Southampton historian joins the debate on Cornish identity

Published: 29 April 2014Origin: History
Professor Mark Stoyle

University of Southampton historian Professor Mark Stoyle took part in discussions on BBC Radio 4 about the people of Cornwall on the day the UK Government announced they would be recognised as a national minority for the first time.

He contributed to the World at One news programme on 24 April about the decision to give the Cornish the same rights and protections as the peoples of Scotland, Wales and Ireland, following a recommendation by the Council of Europe's Framework Convention for the Protection of National Minorities.

Mark told presenter Shaun Lay that an Italian visitor in 1535 made reference to the English, Welsh, Scottish and Cornish as separate peoples. “In the time of the Tudors and Stuarts, Cornwall was regarded as a different entity or province, but the decline of the Cornish language during that time saw a decline in Cornish ethnic identity too,” he explains. “By 1700, there were only around 5,000 Cornish speakers. Now, there is renewed interest in the language and much debate on what it means to be Cornish in the 21st century.”
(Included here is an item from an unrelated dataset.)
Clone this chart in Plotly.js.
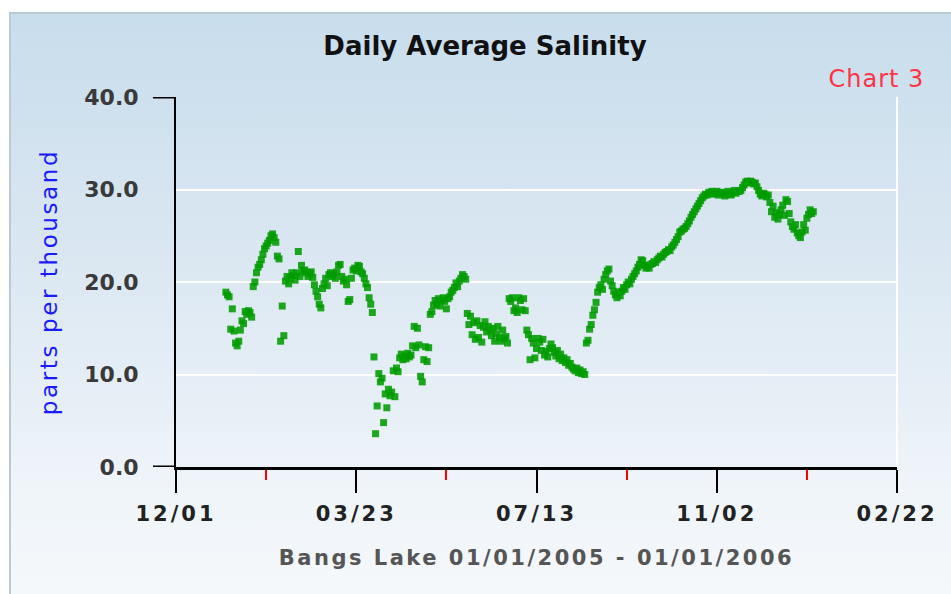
<!DOCTYPE html>
<html>
<head>
<meta charset="utf-8">
<script src="https://cdn.plot.ly/plotly-3.0.1.min.js"></script>
<style>
  html, body { margin: 0; padding: 0; background: #ffffff; }
  #panel {
    position: absolute; left: 9px; top: 12px; width: 942px; height: 582px;
    border-top: 2px solid #b9cad5; border-left: 2px solid #b9cad5;
    background: linear-gradient(to bottom, #c8ddec 0%, #dce8f2 45%, #eef4f9 80%, #f5f8fb 100%);
  }
  #chart { position: absolute; left: 0; top: 0; width: 951px; height: 594px; }
  #chart .xtick text { letter-spacing: 3px; }
  #chart .xtitle { letter-spacing: 2.5px; }
  #chart .ytitle { letter-spacing: 2.6px; }
  #chart .annotation-text { letter-spacing: 1px; }
</style>
</head>
<body>
<div id="panel"></div>
<div id="chart"></div>
<script>
// ---- data ----
const startDate = '2005-01-01';
const salinity = [
  18.9, 18.6, 18.4, 14.9, 17.1, 14.7, 13.4, 13.1, 13.6, 14.8,
  15.8, 15.5, 16.8, 16.5, 16.9, 16.7, 16.2, 19.5, 20.0, 21.0,
  21.6, 21.9, 22.4, 23.0, 23.6, 23.9, 24.2, 24.5, 25.0, 25.2,
  24.8, 24.3, 22.8, 22.5, 13.6, 17.4, 14.2, 20.1, 20.6, 19.8,
  20.4, 21.0, 20.7, 20.2, 21.0, 23.3, 20.6, 21.8, 21.2, 21.3,
  21.0, 20.6, 20.9, 21.1, 20.5, 19.7, 19.0, 18.4, 17.6, 17.2,
  19.3, 19.8, 20.4, 19.6, 20.8, 21.0, 20.6, 20.9, 20.4, 21.1,
  21.8, 21.9, 20.6, 20.1, 20.3, 19.7, 17.9, 18.1, 20.4, 21.3,
  21.5, 21.2, 21.8, 21.7, 21.1, 20.9, 20.4, 19.8, 19.4, 18.3,
  17.6, 16.7, 11.9, 3.6, 6.6, 10.1, 9.2, 9.6, 4.8, 7.9,
  6.4, 8.4, 7.7, 8.1, 10.4, 7.6, 10.7, 10.3, 11.8, 12.2,
  11.6, 12.0, 11.7, 12.3, 11.9, 12.1, 13.1, 15.2, 12.9, 15.0,
  13.2, 9.8, 9.2, 11.6, 13.0, 11.4, 12.9, 16.5, 16.8, 17.5,
  18.0, 17.6, 18.2, 17.4, 18.0, 18.3, 17.9, 17.1, 18.2, 18.4,
  18.9, 19.1, 19.4, 19.9, 19.5, 20.1, 20.4, 20.8, 20.6, 20.3,
  16.6, 15.4, 16.3, 14.3, 15.6, 13.8, 15.8, 14.0, 15.3, 13.5,
  15.1, 15.7, 14.6, 15.2, 14.8, 14.2, 15.0, 13.6, 14.4, 15.2,
  14.0, 13.6, 14.8, 13.9, 14.1, 13.4, 18.2, 17.9, 18.3, 16.9,
  17.2, 16.7, 18.3, 18.0, 17.0, 18.2, 16.9, 14.8, 14.3, 11.6,
  13.9, 13.4, 11.8, 12.8, 13.9, 13.5, 12.6, 13.8, 12.1, 12.5,
  11.9, 12.8, 13.3, 12.9, 12.4, 12.0, 12.6, 11.7, 12.2, 11.5,
  11.8, 11.3, 11.6, 11.0, 11.2, 10.8, 10.6, 10.4, 10.7, 10.2,
  10.5, 10.1, 10.3, 10.0, 13.4, 13.7, 14.9, 15.4, 16.4, 17.0,
  17.8, 18.9, 19.4, 19.7, 19.2, 20.3, 20.8, 21.2, 21.4, 20.1,
  19.6, 19.0, 18.6, 18.3, 18.9, 18.5, 19.0, 19.4, 19.2, 19.7,
  20.0, 19.8, 20.3, 20.6, 20.9, 21.2, 21.6, 21.9, 22.4, 22.3,
  21.8, 21.5, 21.7, 21.5, 21.9, 22.0, 22.2, 22.1, 22.4, 22.6,
  22.8, 22.7, 23.0, 23.2, 23.3, 23.5, 23.4, 23.8, 24.0, 24.3,
  24.6, 24.9, 25.4, 25.5, 25.7, 25.8, 26.0, 26.3, 26.6, 27.0,
  27.3, 27.6, 27.9, 28.2, 28.5, 28.8, 29.1, 29.3, 29.5, 29.4,
  29.7, 29.6, 29.8, 29.5, 29.6, 29.8, 29.4, 29.6, 29.7, 29.5,
  29.3, 29.6, 29.8, 29.5, 29.4, 29.7, 29.9, 29.6, 29.8, 29.8,
  29.9, 30.2, 30.5, 30.8, 30.9, 30.7, 30.9, 30.8, 30.6, 30.7,
  30.3, 29.9, 29.5, 29.3, 29.6, 29.5, 29.2, 29.4, 28.6, 27.6,
  28.2, 27.0, 27.5, 26.8, 27.3, 27.8, 28.3, 27.2, 28.9, 28.7,
  27.4, 26.5, 26.0, 25.7, 26.2, 25.3, 25.0, 24.8, 25.4, 26.2,
  25.6, 26.9, 27.3, 27.8, 27.4, 27.6
];
const xTickDates = ['2004-12-01', '2005-03-23', '2005-07-13', '2005-11-02', '2006-02-22'];
const xTickLabels = ['12/01', '03/23', '07/13', '11/02', '02/22'];
const xMinorDates = ['2005-01-26', '2005-05-18', '2005-09-07', '2005-12-28'];
const yTickVals = [0, 10, 20, 30, 40];
const yTickLabels = ['0.0', '10.0', '20.0', '30.0', '40.0'];
const titleText = 'Daily Average Salinity';
const xTitleText = 'Bangs Lake 01/01/2005 - 01/01/2006';
const yTitleText = 'parts per thousand';
const chartTag = 'Chart 3';

// dates for each daily value
const d0 = new Date(startDate + 'T00:00:00Z');
const dates = salinity.map((v, i) => {
  const d = new Date(d0.getTime() + i * 86400000);
  return d.toISOString().slice(0, 10);
});

const trace = {
  type: 'scatter', mode: 'markers',
  x: dates, y: salinity,
  marker: { symbol: 'square', size: 7, color: 'rgb(0,156,0)', opacity: 0.88, line: { width: 0 } },
  hoverinfo: 'x+y'
};

const FF = 'DejaVu Sans, Verdana, sans-serif';

const layout = {
  width: 951, height: 594,
  margin: { l: 176, r: 54, t: 97, b: 127 },
  paper_bgcolor: 'rgba(0,0,0,0)',
  plot_bgcolor: 'rgba(0,0,0,0)',
  showlegend: false,
  title: {
    text: '<b>' + titleText + '</b>',
    font: { family: FF, size: 26, color: '#111111' },
    x: 0.51, xanchor: 'center', y: 0.922, yanchor: 'middle'
  },
  xaxis: {
    type: 'date',
    range: ['2004-12-01', '2006-02-22'],
    tickmode: 'array', tickvals: xTickDates, ticktext: xTickLabels,
    ticks: 'outside', ticklen: 23, tickwidth: 2, tickcolor: '#000000',
    tickfont: { family: FF, size: 21, color: '#222222', weight: 'bold' },
    ticklabelstandoff: 3,
    showgrid: false, zeroline: false,
    showline: true, linecolor: '#000000', linewidth: 3,
    minor: { tickmode: 'array', tickvals: xMinorDates, ticks: 'outside', ticklen: 10, tickwidth: 2, tickcolor: '#ff0000', showgrid: false },
    title: { text: xTitleText, font: { family: FF, size: 21, color: '#555555', weight: 'bold' }, standoff: 26 },
    fixedrange: true
  },
  yaxis: {
    range: [0, 40],
    tickmode: 'array', tickvals: yTickVals, ticktext: yTickLabels,
    ticks: '', tickfont: { family: FF, size: 22, color: '#3a3a3a', weight: 'bold' },
    ticklabelstandoff: 31,
    showgrid: true, gridcolor: '#ffffff', gridwidth: 2,
    zeroline: false,
    showline: true, linecolor: '#000000', linewidth: 2,
    title: { text: yTitleText, font: { family: FF, size: 23, color: '#1a1aff' }, standoff: 20 },
    fixedrange: true
  },
  shapes: [
    { type: 'line', xref: 'paper', yref: 'y', x0: -0.032, x1: 0, y0: 0, y1: 0, line: { color: '#000000', width: 3 } },
    { type: 'line', xref: 'paper', yref: 'y', x0: -0.032, x1: 0, y0: 40, y1: 40, line: { color: '#000000', width: 3 } },
    { type: 'line', xref: 'paper', yref: 'paper', x0: 1, x1: 1, y0: 0, y1: 1, line: { color: '#ffffff', width: 2 }, layer: 'below' }
  ],
  annotations: [
    { text: chartTag, xref: 'paper', yref: 'paper', x: 1.036, y: 1.005, xanchor: 'right', yanchor: 'bottom',
      showarrow: false, font: { family: FF, size: 24, color: '#ff3344' } }
  ]
};

Plotly.newPlot('chart', [trace], layout, { displayModeBar: false, staticPlot: true });
</script>
</body>
</html>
Following his appearance on BBC national radio, Mark was also interviewed by BBC Radio Wales: “You could argue that Cornwall is part of a Celtic connection between Wales and Brittany in terms of culture and language,” he adds.

The academic, who himself grew up in neighbouring Devon, has written a book and a number of articles about Cornish identity and is often asked to speak on the subject. Mark is also interested in Cornwall’s role in the English Civil War and how religious practices during the time of the Tudors and Stuarts affected the peninsula.